§ **Work instructions**
Write out the listing below in full and exactly, leaving out every picture.
# # # # #
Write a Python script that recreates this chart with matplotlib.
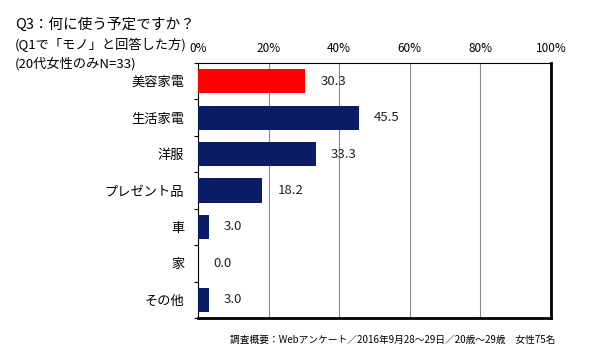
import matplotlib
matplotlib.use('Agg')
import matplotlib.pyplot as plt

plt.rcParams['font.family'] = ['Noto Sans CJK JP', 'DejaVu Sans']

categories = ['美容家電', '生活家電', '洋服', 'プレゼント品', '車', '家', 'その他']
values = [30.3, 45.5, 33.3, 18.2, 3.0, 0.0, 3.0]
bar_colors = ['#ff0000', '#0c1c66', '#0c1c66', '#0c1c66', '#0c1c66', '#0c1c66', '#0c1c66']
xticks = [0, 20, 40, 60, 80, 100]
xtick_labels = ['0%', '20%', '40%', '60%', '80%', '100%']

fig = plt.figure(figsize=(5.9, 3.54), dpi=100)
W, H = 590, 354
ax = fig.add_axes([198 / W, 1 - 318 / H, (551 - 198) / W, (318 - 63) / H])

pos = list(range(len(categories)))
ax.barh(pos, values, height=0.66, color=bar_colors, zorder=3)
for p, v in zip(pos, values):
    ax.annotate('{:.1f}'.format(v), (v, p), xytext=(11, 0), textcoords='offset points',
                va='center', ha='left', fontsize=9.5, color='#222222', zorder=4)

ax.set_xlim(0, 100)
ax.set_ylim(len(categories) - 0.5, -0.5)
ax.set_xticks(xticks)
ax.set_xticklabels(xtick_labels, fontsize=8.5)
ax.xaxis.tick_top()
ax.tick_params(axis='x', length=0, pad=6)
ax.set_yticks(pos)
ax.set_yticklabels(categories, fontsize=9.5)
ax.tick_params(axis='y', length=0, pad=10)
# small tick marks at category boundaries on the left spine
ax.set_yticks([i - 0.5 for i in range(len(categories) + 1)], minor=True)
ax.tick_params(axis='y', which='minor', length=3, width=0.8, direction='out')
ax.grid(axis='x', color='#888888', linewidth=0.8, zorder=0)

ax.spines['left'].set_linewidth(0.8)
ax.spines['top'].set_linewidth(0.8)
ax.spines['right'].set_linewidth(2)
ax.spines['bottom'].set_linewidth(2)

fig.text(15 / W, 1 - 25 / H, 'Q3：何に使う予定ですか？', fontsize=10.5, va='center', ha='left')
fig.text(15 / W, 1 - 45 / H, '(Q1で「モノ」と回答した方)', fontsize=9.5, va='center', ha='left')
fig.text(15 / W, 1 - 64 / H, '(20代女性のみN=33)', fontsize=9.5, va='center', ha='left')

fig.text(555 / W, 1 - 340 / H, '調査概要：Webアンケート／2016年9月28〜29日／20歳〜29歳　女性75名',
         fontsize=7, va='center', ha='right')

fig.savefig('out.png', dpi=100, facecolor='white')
# # # # #
§ **Answer to this exercise**
Write a Python script that recreates this chart with matplotlib.
import matplotlib
matplotlib.use('Agg')
import matplotlib.pyplot as plt

plt.rcParams['font.family'] = ['Noto Sans CJK JP', 'DejaVu Sans']

categories = ['美容家電', '生活家電', '洋服', 'プレゼント品', '車', '家', 'その他']
values = [30.3, 45.5, 33.3, 18.2, 3.0, 0.0, 3.0]
bar_colors = ['#ff0000', '#0c1c66', '#0c1c66', '#0c1c66', '#0c1c66', '#0c1c66', '#0c1c66']
xticks = [0, 20, 40, 60, 80, 100]
xtick_labels = ['0%', '20%', '40%', '60%', '80%', '100%']

fig = plt.figure(figsize=(5.9, 3.54), dpi=100)
W, H = 590, 354
ax = fig.add_axes([198 / W, 1 - 318 / H, (551 - 198) / W, (318 - 63) / H])

pos = list(range(len(categories)))
ax.barh(pos, values, height=0.66, color=bar_colors, zorder=3)
for p, v in zip(pos, values):
    ax.annotate('{:.1f}'.format(v), (v, p), xytext=(11, 0), textcoords='offset points',
                va='center', ha='left', fontsize=9.5, color='#222222', zorder=4)

ax.set_xlim(0, 100)
ax.set_ylim(len(categories) - 0.5, -0.5)
ax.set_xticks(xticks)
ax.set_xticklabels(xtick_labels, fontsize=8.5)
ax.xaxis.tick_top()
ax.tick_params(axis='x', length=0, pad=6)
ax.set_yticks(pos)
ax.set_yticklabels(categories, fontsize=9.5)
ax.tick_params(axis='y', length=0, pad=10)
# small tick marks at category boundaries on the left spine
ax.set_yticks([i - 0.5 for i in range(len(categories) + 1)], minor=True)
ax.tick_params(axis='y', which='minor', length=3, width=0.8, direction='out')
ax.grid(axis='x', color='#888888', linewidth=0.8, zorder=0)

ax.spines['left'].set_linewidth(0.8)
ax.spines['top'].set_linewidth(0.8)
ax.spines['right'].set_linewidth(2)
ax.spines['bottom'].set_linewidth(2)

fig.text(15 / W, 1 - 25 / H, 'Q3：何に使う予定ですか？', fontsize=10.5, va='center', ha='left')
fig.text(15 / W, 1 - 45 / H, '(Q1で「モノ」と回答した方)', fontsize=9.5, va='center', ha='left')
fig.text(15 / W, 1 - 64 / H, '(20代女性のみN=33)', fontsize=9.5, va='center', ha='left')

fig.text(555 / W, 1 - 340 / H, '調査概要：Webアンケート／2016年9月28〜29日／20歳〜29歳　女性75名',
         fontsize=7, va='center', ha='right')

fig.savefig('out.png', dpi=100, facecolor='white')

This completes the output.